Mark Browning (born 30 November 1956) is a former Australian rules footballer who played for the Sydney Swans from 1975 to 1987. He won the club's best and fairest award in 1983 and captained the Swans in 1984 and 1985. During his time with the Swans, Browning won the Simpson Medal for best on ground in the 1982 Western Australia v Victoria State of Origin match played in Perth.

In 1988 he signed on as Captain-Coach of the Hobart Football Club in the Tasmanian Football League where he experienced considerable success with the Tigers, who had been in the doldrums for some years.
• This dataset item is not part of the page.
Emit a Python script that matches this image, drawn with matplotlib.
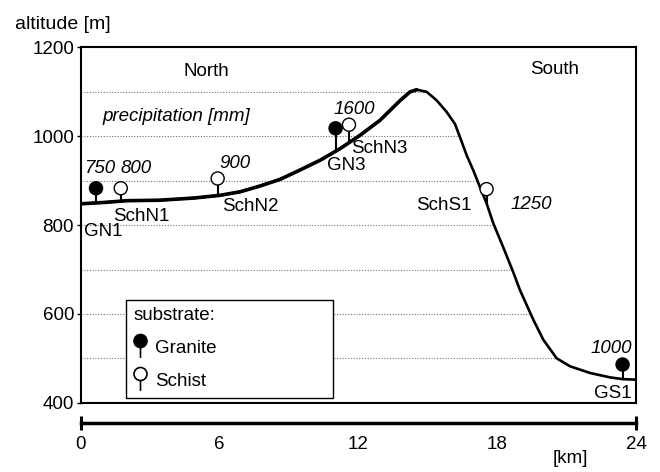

Skippering them to a losing Grand Final in 1989 after his side led the eventual Premier (North Hobart) by 40-points during the second quarter of the decider.

However, the heartbreak was to be erased somewhat in 1990, when his Hobart side was to go on and defeat North Launceston by 58-points after a devastating final quarter onslaught, giving Browning his only taste of premiership success in football.

After an Elimination Final loss at the hands of the Burnie Hawks in 1991, Browning led the club as non-playing coach for the 1992 season where, after a strong start to the season, his injury ravaged Tiger outfit fought their way into another Grand Final against North Hobart, but a similar result to 1989 ensued.

After resigning as coach of Hobart, Browning briefly worked as an around-the-grounds commentator for ABC Radio Football in Tasmania before returning briefly in 1993 to coach the Southern team in the short-lived Area of Origin games.

Browning is currently a Junior Development Officer for AFL Queensland.